- [Data section]:
%%

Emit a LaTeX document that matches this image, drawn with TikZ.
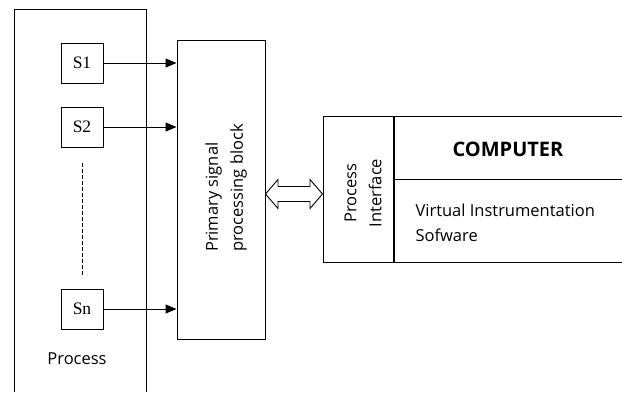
\documentclass[tikz,border=0pt]{standalone}
\usepackage{fontspec}
\setmainfont{Open Sans}
\newfontfamily\serifface{Liberation Serif}
\usetikzlibrary{arrows.meta}
\tikzset{
  box/.style={draw, line width=1pt, inner sep=0pt},
  sensor/.style={box, minimum width=42pt, minimum height=40pt, font=\serifface\fontsize{17.5}{20}\selectfont},
  sig/.style={line width=1pt, -{Triangle[length=11pt,width=9pt]}},
  lbl/.style={font=\fontsize{16.5}{25}\selectfont, align=center},
}
\begin{document}
\begin{tikzpicture}[x=1pt, y=-1pt]
\useasboundingbox (0,0) rectangle (622,392);
% process enclosure (open at the bottom edge)
\draw[line width=1pt] (14,392) -- (14,9) -- (146,9) -- (146,392);
\node[lbl] (proc) at (77,359) {Process};
% sensors
\node[sensor] (s1) at (82,63) {S1};
\node[sensor] (s2) at (82,127) {S2};
\node[sensor] (sn) at (82,309) {Sn};
\draw[dashed, dash pattern=on 4pt off 2pt, line width=0.7pt] (s2.south) ++(0,15) coordinate (d1) -- ([yshift=13pt]sn.north) coordinate (d2);
% primary signal processing block
\node[box, minimum width=88pt, minimum height=299pt] (psp) at (221,189.5) {};
\node[lbl, align=left, rotate=90] (psptext) at (226,188) {Primary signal\\processing block};
\draw[sig] (s1.east) -- (s1.east -| psp.west);
\draw[sig] (s2.east) -- (s2.east -| psp.west);
\draw[sig] (sn.east) -- (sn.east -| psp.west);
% computer
\node[box, minimum width=70pt, minimum height=146pt] (pi) at (358,189) {};
\node[lbl, rotate=90] (pitext) at (363,193) {Process\\Interface};
\node[box, minimum width=228pt, minimum height=146pt, anchor=west] (comp) at (pi.east) {};
\draw[line width=1.6pt] (pi.north east) -- (pi.south east);
\coordinate (hd) at (393,179);
\draw[line width=1pt] (hd) -- (hd -| comp.east);
\node[font=\bfseries\fontsize{20}{22}\selectfont] (ctitle) at (508,149) {COMPUTER};
\node[lbl, align=left, anchor=west] (vis) at (412,223) {Virtual Instrumentation\\Sofware};
% bidirectional hollow link between the block and the interface
\coordinate (la) at (psp.east |- 0,194);
\coordinate (lb) at (pi.west |- 0,194);
\draw[line width=0.9pt, fill=white]
  (la) -- ++(12.5,-14.5) -- ++(0,7) -- ([xshift=-12.5pt, yshift=7.5pt]lb) -- ++(0,-7)
  -- (lb) -- ++(-12.5,14.5) -- ++(0,-7) -- ([xshift=12.5pt, yshift=-7.5pt]la) -- ++(0,7) -- cycle;
\end{tikzpicture}
\end{document}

%%

- [Problem]: Print out the lines exactly, skipping any picture.

- [Task result]:
Emit a LaTeX document that matches this image, drawn with TikZ.
\documentclass[tikz,border=0pt]{standalone}
\usepackage{fontspec}
\setmainfont{Open Sans}
\newfontfamily\serifface{Liberation Serif}
\usetikzlibrary{arrows.meta}
\tikzset{
  box/.style={draw, line width=1pt, inner sep=0pt},
  sensor/.style={box, minimum width=42pt, minimum height=40pt, font=\serifface\fontsize{17.5}{20}\selectfont},
  sig/.style={line width=1pt, -{Triangle[length=11pt,width=9pt]}},
  lbl/.style={font=\fontsize{16.5}{25}\selectfont, align=center},
}
\begin{document}
\begin{tikzpicture}[x=1pt, y=-1pt]
\useasboundingbox (0,0) rectangle (622,392);
% process enclosure (open at the bottom edge)
\draw[line width=1pt] (14,392) -- (14,9) -- (146,9) -- (146,392);
\node[lbl] (proc) at (77,359) {Process};
% sensors
\node[sensor] (s1) at (82,63) {S1};
\node[sensor] (s2) at (82,127) {S2};
\node[sensor] (sn) at (82,309) {Sn};
\draw[dashed, dash pattern=on 4pt off 2pt, line width=0.7pt] (s2.south) ++(0,15) coordinate (d1) -- ([yshift=13pt]sn.north) coordinate (d2);
% primary signal processing block
\node[box, minimum width=88pt, minimum height=299pt] (psp) at (221,189.5) {};
\node[lbl, align=left, rotate=90] (psptext) at (226,188) {Primary signal\\processing block};
\draw[sig] (s1.east) -- (s1.east -| psp.west);
\draw[sig] (s2.east) -- (s2.east -| psp.west);
\draw[sig] (sn.east) -- (sn.east -| psp.west);
% computer
\node[box, minimum width=70pt, minimum height=146pt] (pi) at (358,189) {};
\node[lbl, rotate=90] (pitext) at (363,193) {Process\\Interface};
\node[box, minimum width=228pt, minimum height=146pt, anchor=west] (comp) at (pi.east) {};
\draw[line width=1.6pt] (pi.north east) -- (pi.south east);
\coordinate (hd) at (393,179);
\draw[line width=1pt] (hd) -- (hd -| comp.east);
\node[font=\bfseries\fontsize{20}{22}\selectfont] (ctitle) at (508,149) {COMPUTER};
\node[lbl, align=left, anchor=west] (vis) at (412,223) {Virtual Instrumentation\\Sofware};
% bidirectional hollow link between the block and the interface
\coordinate (la) at (psp.east |- 0,194);
\coordinate (lb) at (pi.west |- 0,194);
\draw[line width=0.9pt, fill=white]
  (la) -- ++(12.5,-14.5) -- ++(0,7) -- ([xshift=-12.5pt, yshift=7.5pt]lb) -- ++(0,-7)
  -- (lb) -- ++(-12.5,14.5) -- ++(0,-7) -- ([xshift=12.5pt, yshift=-7.5pt]la) -- ++(0,7) -- cycle;
\end{tikzpicture}
\end{document}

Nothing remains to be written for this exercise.